__DATASET ROWS__
** BEGIN **

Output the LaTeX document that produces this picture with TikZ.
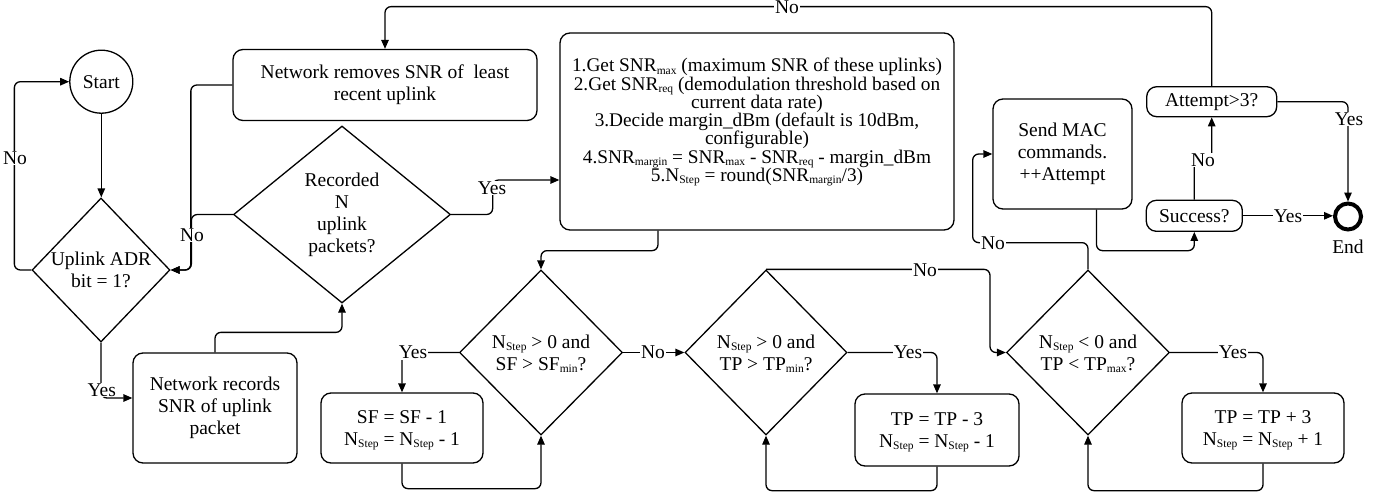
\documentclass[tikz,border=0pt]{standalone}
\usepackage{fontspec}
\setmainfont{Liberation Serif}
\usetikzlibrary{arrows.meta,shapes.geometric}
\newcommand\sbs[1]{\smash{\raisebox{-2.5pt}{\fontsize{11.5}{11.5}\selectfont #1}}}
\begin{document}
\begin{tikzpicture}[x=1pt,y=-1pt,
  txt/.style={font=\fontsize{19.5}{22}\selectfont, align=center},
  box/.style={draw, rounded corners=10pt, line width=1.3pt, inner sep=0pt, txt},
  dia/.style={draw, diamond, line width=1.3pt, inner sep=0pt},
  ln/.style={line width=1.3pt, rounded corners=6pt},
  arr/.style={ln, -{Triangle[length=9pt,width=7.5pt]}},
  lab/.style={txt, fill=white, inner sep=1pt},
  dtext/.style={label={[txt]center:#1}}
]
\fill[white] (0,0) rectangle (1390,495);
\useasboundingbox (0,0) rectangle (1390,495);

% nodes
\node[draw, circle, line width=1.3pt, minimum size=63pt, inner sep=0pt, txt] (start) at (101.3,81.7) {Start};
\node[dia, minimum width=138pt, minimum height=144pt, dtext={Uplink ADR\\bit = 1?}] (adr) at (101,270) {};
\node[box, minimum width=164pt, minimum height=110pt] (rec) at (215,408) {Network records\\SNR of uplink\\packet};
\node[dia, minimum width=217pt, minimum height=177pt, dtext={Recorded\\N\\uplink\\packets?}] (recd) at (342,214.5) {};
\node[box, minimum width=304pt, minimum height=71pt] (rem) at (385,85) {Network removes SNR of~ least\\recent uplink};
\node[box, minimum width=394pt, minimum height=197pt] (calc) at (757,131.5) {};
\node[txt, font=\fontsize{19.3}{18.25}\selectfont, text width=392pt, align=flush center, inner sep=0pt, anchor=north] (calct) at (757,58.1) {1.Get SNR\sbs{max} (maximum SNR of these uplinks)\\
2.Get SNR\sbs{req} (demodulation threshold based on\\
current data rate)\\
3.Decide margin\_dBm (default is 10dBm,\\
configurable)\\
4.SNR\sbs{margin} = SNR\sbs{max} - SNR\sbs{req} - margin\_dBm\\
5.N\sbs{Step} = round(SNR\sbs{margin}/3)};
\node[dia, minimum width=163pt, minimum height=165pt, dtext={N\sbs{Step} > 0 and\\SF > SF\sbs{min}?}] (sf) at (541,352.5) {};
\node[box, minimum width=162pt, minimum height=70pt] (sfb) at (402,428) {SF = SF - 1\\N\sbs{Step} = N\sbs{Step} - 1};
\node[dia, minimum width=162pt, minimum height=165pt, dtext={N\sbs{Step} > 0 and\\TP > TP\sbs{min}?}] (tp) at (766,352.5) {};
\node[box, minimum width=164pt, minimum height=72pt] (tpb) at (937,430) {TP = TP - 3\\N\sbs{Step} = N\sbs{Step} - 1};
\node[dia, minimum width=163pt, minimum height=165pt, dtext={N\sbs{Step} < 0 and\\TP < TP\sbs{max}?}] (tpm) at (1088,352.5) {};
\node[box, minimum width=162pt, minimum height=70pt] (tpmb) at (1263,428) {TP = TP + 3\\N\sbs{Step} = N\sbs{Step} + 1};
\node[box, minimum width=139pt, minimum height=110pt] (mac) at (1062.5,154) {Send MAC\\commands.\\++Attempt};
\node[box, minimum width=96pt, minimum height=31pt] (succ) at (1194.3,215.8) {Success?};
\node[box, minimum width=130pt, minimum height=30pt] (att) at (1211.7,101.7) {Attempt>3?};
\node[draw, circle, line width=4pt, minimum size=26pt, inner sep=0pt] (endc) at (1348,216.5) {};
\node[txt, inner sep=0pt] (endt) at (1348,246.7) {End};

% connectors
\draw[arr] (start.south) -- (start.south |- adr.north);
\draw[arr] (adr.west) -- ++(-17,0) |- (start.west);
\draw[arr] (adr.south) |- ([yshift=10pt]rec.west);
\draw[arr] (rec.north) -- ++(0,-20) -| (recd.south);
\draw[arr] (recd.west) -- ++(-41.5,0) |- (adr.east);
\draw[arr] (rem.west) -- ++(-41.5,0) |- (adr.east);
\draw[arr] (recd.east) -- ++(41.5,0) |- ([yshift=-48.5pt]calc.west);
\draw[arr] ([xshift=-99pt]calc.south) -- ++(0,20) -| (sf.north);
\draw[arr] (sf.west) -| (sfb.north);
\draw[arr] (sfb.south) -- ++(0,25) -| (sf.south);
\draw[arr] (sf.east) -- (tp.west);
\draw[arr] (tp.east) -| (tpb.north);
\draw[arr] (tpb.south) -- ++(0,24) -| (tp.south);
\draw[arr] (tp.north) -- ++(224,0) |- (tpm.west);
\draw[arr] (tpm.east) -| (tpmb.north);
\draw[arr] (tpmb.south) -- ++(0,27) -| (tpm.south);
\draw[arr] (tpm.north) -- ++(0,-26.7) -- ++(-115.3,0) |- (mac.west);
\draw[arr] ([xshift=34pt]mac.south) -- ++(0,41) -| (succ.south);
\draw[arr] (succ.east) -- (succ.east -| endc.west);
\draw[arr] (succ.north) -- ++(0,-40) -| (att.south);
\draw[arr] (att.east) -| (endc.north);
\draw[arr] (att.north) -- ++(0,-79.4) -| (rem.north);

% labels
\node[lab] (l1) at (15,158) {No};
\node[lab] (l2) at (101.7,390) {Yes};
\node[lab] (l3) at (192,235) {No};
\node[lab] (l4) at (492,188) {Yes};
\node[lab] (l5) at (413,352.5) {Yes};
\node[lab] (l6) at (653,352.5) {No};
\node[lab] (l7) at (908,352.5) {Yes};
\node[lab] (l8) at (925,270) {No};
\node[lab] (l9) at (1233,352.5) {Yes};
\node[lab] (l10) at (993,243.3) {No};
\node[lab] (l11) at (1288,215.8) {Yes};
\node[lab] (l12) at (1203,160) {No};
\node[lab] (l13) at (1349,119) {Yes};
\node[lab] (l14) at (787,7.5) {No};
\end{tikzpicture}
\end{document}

** END **
** BEGIN **

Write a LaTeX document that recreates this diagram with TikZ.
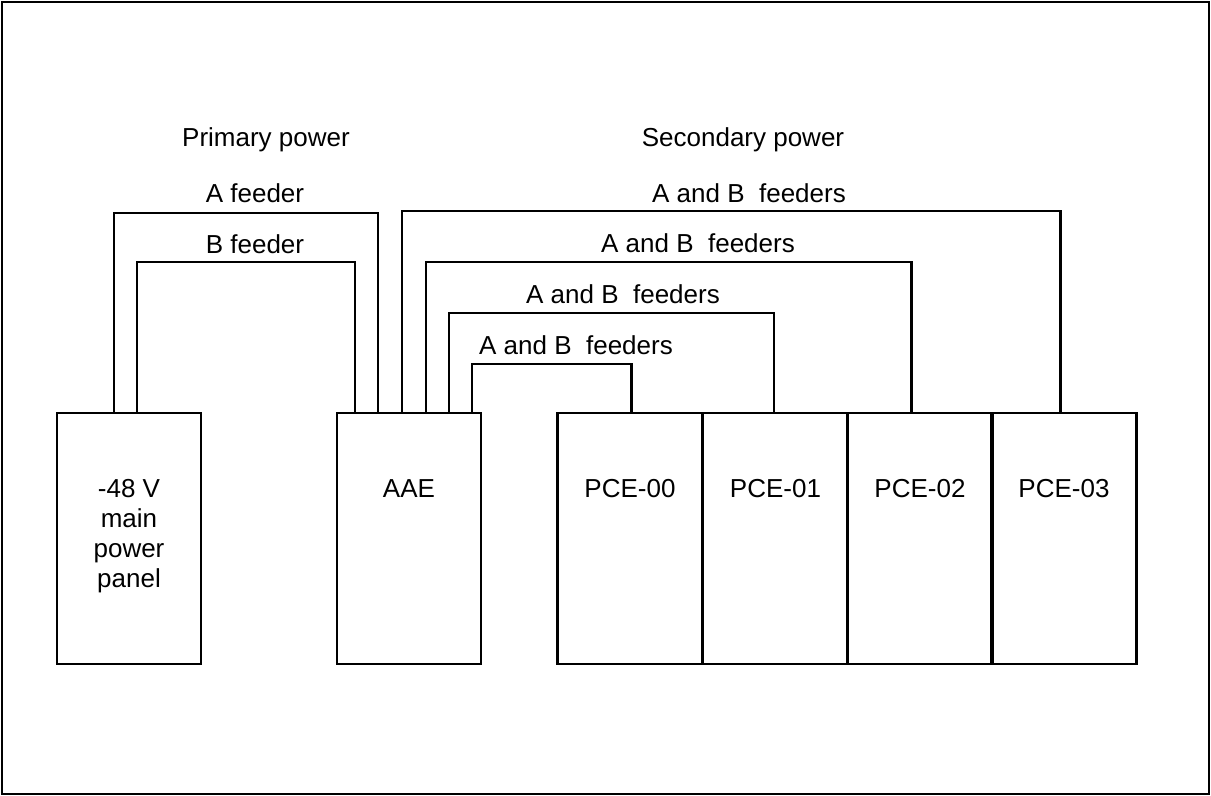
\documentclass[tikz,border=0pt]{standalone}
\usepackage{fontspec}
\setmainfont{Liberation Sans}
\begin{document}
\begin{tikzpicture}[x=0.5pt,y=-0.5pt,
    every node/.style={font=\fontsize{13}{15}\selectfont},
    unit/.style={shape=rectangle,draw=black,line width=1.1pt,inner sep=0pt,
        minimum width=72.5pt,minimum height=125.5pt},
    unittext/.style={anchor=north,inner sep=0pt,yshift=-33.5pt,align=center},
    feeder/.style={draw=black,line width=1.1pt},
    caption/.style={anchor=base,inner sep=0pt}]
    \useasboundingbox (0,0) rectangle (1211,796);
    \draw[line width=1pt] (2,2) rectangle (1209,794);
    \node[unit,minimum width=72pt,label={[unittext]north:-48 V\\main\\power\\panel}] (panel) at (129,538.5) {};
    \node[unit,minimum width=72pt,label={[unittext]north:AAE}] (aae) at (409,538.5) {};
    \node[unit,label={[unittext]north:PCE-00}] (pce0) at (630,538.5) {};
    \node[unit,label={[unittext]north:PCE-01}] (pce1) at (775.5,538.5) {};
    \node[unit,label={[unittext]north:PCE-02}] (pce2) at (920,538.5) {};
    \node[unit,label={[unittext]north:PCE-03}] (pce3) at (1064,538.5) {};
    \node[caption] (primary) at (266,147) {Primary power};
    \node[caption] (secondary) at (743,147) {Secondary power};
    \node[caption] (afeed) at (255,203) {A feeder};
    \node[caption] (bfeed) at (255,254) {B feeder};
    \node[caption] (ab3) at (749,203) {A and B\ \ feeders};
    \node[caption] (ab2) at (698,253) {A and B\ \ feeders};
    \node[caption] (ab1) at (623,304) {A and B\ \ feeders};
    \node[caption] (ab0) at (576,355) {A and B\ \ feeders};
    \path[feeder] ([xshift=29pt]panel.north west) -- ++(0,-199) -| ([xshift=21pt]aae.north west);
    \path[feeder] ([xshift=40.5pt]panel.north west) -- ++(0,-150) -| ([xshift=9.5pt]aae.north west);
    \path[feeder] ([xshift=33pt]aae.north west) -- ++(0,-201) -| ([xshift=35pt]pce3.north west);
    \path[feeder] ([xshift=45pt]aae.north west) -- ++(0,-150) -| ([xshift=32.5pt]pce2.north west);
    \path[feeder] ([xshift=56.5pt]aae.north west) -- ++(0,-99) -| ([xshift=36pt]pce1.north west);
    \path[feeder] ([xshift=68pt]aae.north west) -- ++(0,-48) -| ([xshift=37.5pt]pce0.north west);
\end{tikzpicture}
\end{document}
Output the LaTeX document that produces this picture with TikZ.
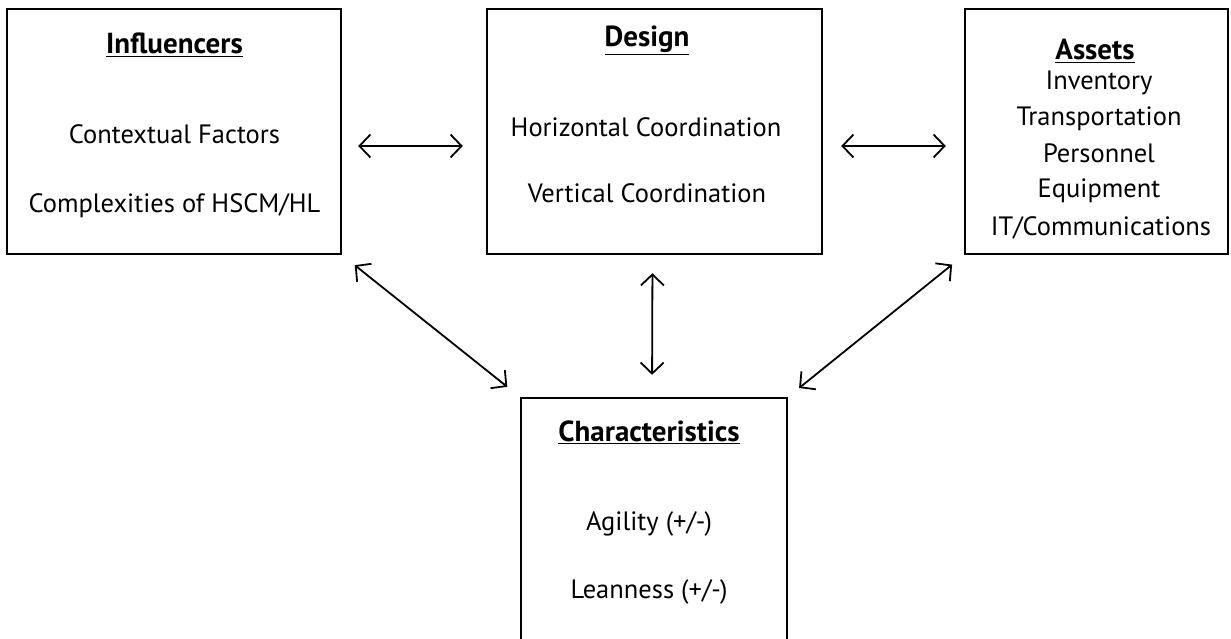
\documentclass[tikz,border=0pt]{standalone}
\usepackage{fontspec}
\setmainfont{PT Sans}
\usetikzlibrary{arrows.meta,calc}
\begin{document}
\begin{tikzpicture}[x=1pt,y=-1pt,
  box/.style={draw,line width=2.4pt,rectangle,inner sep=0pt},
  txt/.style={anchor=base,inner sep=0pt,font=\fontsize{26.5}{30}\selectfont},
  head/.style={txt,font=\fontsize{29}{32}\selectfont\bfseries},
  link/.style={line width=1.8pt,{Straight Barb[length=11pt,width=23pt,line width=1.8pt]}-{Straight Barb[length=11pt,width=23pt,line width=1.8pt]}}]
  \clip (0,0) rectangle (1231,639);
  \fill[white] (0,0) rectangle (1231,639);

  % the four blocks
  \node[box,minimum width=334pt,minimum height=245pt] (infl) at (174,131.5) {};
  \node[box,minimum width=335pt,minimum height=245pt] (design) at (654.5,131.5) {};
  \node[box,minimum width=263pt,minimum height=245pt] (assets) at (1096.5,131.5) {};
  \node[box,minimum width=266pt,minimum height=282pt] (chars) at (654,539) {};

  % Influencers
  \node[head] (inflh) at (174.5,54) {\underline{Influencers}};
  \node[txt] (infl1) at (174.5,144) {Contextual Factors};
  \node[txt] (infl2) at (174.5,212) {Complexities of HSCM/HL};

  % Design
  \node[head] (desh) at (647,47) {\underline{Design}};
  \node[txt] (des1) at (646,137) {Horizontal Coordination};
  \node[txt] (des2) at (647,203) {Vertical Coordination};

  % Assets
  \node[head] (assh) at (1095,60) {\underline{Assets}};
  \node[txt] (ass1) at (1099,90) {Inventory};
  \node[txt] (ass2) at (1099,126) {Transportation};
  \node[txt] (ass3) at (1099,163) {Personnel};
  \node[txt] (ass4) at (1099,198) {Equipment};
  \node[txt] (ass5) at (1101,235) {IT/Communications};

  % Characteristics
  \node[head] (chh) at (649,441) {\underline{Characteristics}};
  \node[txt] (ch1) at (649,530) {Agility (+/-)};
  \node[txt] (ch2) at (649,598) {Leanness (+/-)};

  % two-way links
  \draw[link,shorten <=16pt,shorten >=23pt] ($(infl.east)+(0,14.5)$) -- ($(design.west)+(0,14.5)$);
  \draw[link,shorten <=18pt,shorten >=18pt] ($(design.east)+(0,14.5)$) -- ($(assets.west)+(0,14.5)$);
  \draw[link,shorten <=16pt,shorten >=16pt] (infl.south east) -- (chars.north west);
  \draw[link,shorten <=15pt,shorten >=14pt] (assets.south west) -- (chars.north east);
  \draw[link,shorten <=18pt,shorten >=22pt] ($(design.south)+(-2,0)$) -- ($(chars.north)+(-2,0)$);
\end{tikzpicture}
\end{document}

** END **
** BEGIN **

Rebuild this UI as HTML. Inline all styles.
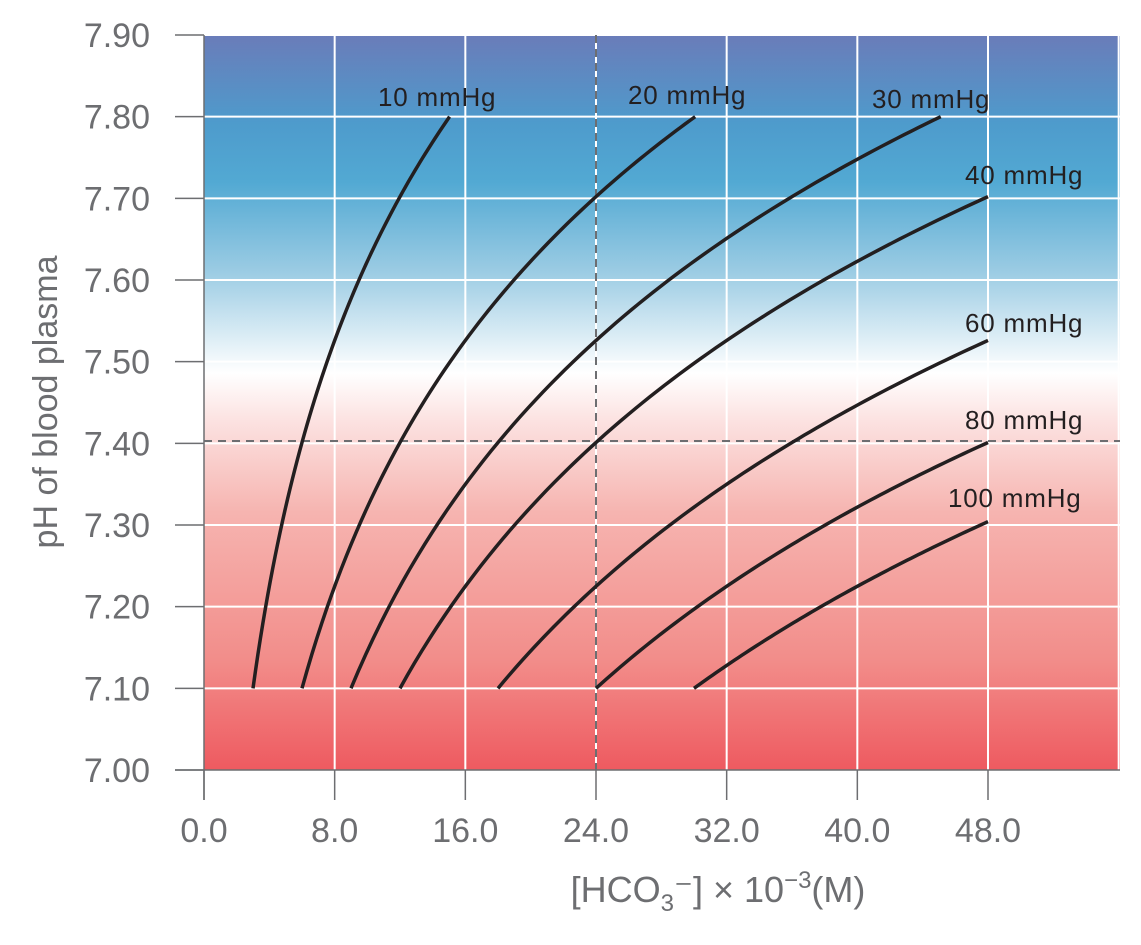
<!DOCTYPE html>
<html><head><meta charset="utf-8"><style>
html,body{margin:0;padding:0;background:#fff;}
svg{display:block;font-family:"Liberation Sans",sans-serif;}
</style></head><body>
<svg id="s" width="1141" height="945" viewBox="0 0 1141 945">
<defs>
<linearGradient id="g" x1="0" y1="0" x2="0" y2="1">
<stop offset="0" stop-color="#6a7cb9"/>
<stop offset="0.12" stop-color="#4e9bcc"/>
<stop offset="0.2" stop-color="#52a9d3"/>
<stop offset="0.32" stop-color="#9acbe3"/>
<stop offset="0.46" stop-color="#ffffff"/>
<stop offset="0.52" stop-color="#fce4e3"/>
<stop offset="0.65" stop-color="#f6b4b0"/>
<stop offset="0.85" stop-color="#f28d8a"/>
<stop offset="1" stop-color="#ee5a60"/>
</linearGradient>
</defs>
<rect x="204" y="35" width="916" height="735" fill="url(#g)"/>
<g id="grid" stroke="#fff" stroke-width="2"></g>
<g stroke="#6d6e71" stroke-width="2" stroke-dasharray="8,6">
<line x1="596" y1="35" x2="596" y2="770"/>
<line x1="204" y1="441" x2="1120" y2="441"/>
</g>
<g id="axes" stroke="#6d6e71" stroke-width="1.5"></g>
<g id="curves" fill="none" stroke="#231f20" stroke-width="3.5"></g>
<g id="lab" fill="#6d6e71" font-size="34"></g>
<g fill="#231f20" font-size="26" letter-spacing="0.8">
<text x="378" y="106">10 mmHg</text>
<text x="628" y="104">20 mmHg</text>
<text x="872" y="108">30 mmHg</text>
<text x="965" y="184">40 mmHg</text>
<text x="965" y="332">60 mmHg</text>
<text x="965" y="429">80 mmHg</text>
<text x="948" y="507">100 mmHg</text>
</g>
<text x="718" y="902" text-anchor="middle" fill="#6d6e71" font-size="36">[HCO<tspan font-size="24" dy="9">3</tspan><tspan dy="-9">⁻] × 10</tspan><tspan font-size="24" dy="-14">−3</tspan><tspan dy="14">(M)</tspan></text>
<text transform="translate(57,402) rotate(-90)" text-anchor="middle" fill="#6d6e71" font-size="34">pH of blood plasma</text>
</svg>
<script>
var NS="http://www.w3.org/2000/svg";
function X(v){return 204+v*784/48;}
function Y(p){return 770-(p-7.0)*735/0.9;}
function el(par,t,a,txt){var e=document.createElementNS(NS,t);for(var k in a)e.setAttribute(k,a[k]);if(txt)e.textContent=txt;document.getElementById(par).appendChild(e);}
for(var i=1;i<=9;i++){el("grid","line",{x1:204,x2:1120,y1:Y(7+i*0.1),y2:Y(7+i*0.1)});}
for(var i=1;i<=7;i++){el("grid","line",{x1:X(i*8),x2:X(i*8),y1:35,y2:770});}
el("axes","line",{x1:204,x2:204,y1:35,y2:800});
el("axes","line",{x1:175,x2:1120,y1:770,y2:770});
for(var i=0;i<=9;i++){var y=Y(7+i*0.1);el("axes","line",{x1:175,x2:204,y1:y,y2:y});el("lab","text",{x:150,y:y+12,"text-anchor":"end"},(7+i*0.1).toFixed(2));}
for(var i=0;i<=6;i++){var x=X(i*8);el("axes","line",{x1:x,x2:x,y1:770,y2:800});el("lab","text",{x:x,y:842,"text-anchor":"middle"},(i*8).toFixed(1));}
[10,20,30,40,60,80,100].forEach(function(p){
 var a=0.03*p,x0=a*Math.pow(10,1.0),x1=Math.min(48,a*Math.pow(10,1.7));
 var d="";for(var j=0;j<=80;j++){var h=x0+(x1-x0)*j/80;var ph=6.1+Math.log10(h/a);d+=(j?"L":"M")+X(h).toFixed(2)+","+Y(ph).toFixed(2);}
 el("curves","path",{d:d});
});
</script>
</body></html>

** END **

__TASK TO CARRY OUT__
Which lines in the records above contain the string "this"? Copy each one.

__FULL SOLUTION__
Output the LaTeX document that produces this picture with TikZ.
Write a LaTeX document that recreates this diagram with TikZ.
Output the LaTeX document that produces this picture with TikZ.
Rebuild this UI as HTML. Inline all styles.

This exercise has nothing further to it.